Omelia Arcivescovo di Palermo Mons. Corrado Lorefice
- L’Evangelista Giovanni rimarca un termine per introdurre il gesto sconvolgente di Gesù: “sapendo”. Eidós, sapendo: la consapevolezza e la libertà, come anche la coscienza di fede di Gesù, cioè, il suo sapere che è giunta l’ora di passare da questo mondo al Padre – “prima della festa della sua Pasqua”, del ‘passaggio’ definitivo di Dio nella passione di Gesù – lo porta a una decisione: “Avendo amato i suoi che erano nel mondo, li amò fino alla fine”.
Avendo amato, egli ama ancora. Avendo amato prima i suoi discepoli, egli, anche in questo frangente in cui si palesano il tradimento, il rinnegamento, l’incomprensione e l’abbandono dei discepoli – “quando il diavolo aveva già messo in cuore a Giuda, figlio di Simone Iscariota, di tradirlo” –, decide di amare ancora.

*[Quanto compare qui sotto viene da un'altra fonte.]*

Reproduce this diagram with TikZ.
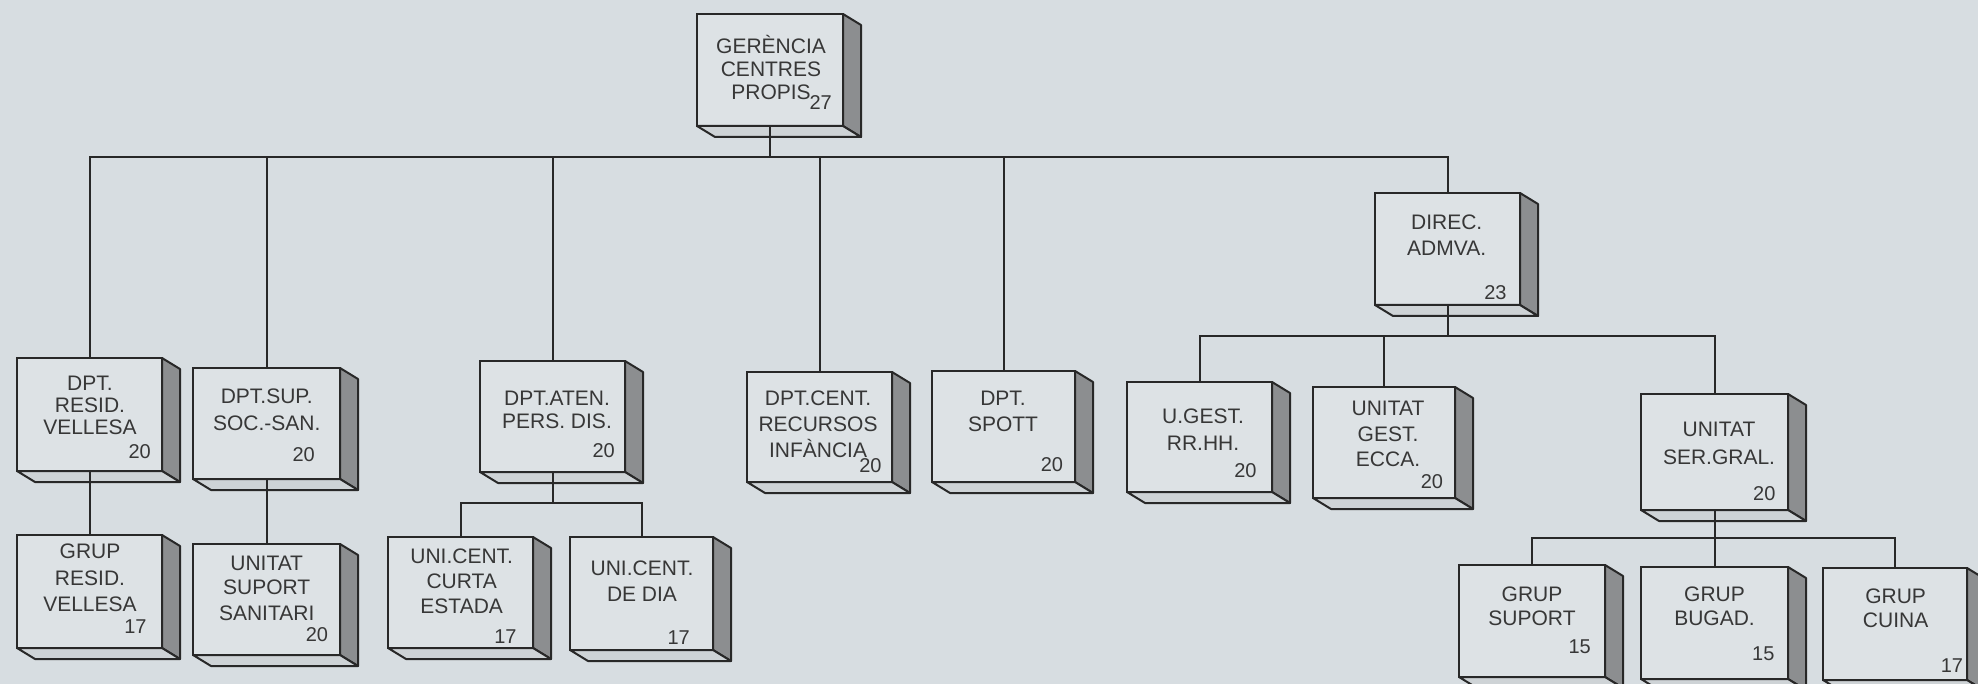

Avendo amato prima, durante il suo ministero pubblico, ora che si prospetta la fine della sua vita terrena, egli decide di amare ancora. Con la perseveranza nell’amare Gesù tende il filo rosso della sua vita, dà una continuità e dunque un senso alla sua esistenza, ponendola tutta sotto il segno dell’amore.
Avendo amato, amò fino alla fine, o meglio, fino a un compimento, a un télos, a un senso, a una pienezza. L’espressione fino alla fine, eis télos, può avere un significato sia temporale, “sino alla fine della vita”, sia qualitativo, “sino al massimo”, “sino all’estremo”. E qui le due accezioni arricchiscono il messaggio che ci arriva dal testo evangelico: Gesù amò a tal punto i suoi discepoli – li arriva a chiamare suoi “amici” (cfr Gv 15,14-15) – da donare la sua vita per loro. La lavanda dei piedi altro non è che il segno profetico, un “oracolo in azione” che prefigura il dono totale di Gesù per i suoi che si realizzerà nell’elevazione sulla croce. Più che una fine dunque, quel télos è un compimento che rimanda all’ultima parola di Gesù sulla croce: “È compiuto” (tetélestai: Gv 19,30).

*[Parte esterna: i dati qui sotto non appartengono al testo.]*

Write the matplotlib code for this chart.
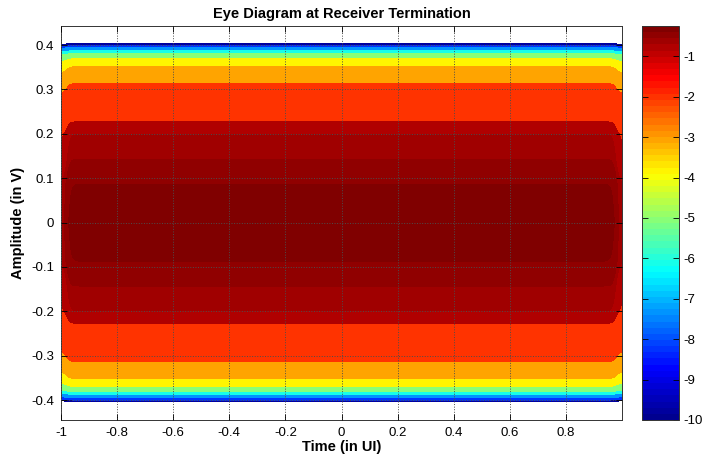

Ecco la perseveranza veramente vitale: continuare ad amare, a cercare di amare. Lì dove il mondo vede la suprema sconfitta, l’evangelista vede il compimento dell’opera per la quale Gesù era venuto nel mondo.
Oggi voi, carissimi Francesco, Giovanni, Giuseppe, Salvatore, cominciate a stendere il filo rosso della matassa della vostra vita dietro al Signore Gesù, diacono fino in fondo, fino al compimento, diacono per sempre. La diaconia urge l’amare come ama Gesù. Gesù vuole i suoi destinatari dell’amore del Padre. Li vuole portare con sé nella casa del Padre, non vi vuole ritornare da solo.

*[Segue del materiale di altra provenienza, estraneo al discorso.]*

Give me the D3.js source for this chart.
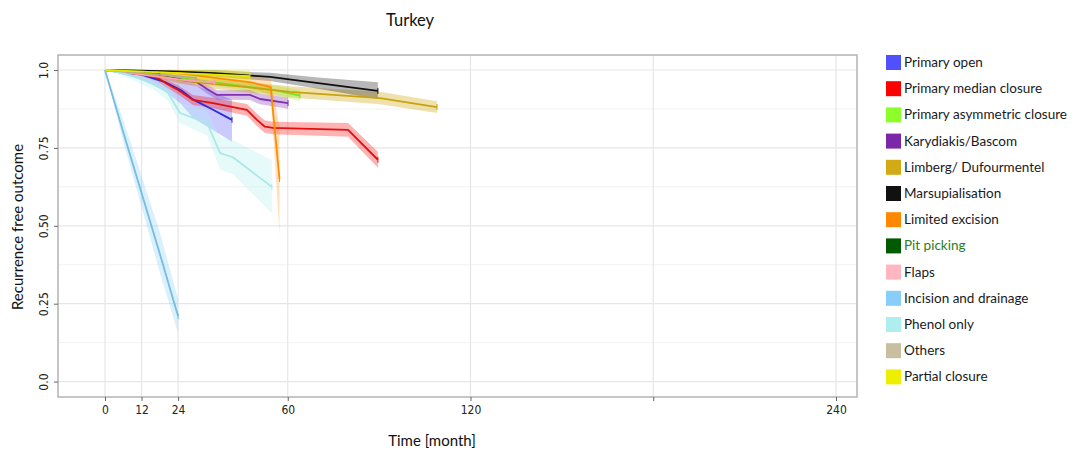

Diaconia dice amicizia degli uomini e delle donne che incontrerete. Così come sono. Come fa Filippo con il funzionario di Candace: si accosta al suo carro per fare strada con lui, sul carro, condividendo l’unica ricchezza che ha, la gioia della comprensione delle Scritture.
Oggi carissimi Francesco, Salvatore, Giuseppe, Giovanni, agganciandovi a Colui che si china sui piedi dei suoi discepoli ponete anche voi il punto fermo da cui partire per dare una continuità alla vostra esistenza ministeriale – dunque un senso ultimo e definitivo – ponendola tutta sotto il segno dell’amore, “di un amore più grande” (Gv 15,13), che ama fino al compimento! Con la lavanda dei piedi Gesù vi propone un progetto di utopia all’interno della comunità dei discepoli: è possibile amare. L’amore può capovolgere ruoli e posizioni sociali e sacrali consolidate. Gesù ama sino al massimo, fino a dare la vita, ecco perché vuole lasciare il testamento dell’amore: “come ho fatto io fate anche voi” e compie il servizio di norma riservato agli schiavi e alle donne. La competizione, i primati, la ricerca di potere non si addicono ai discepoli e alle discepole, tanto meno ai ministri ordinati.
Vorrei concludere con l’immagine che il 16 ottobre scorso ci ha donato Papa Francesco nella prolusione del nuovo Anno Accademico della nostra Facoltà Teologica: come quelle di Gesù, abbiate “mani che narrano l’abbraccio di Dio, mani che offrono tenerezza – non dimenticare questa parola, tenerezza, che è lo stile di Dio –, mani che rialzano chi è caduto e orientano alla speranza. E non dimentichiamo che soltanto una volta è lecito guardare una persona dall’alto in basso: soltanto per aiutarla a sollevarsi”.
Arricchite la nostra Chiesa della vostra diaconia, attingendo all’uomo nascosto nel cuore (1Pt 3,4), al Cristo, Povero e Crocifisso, il Veniente, che vuole continuare a raggiungere gli uomini e le donne delle nostre comunità e delle nostre città perché conoscano l’abbraccio trasfigurante di Dio.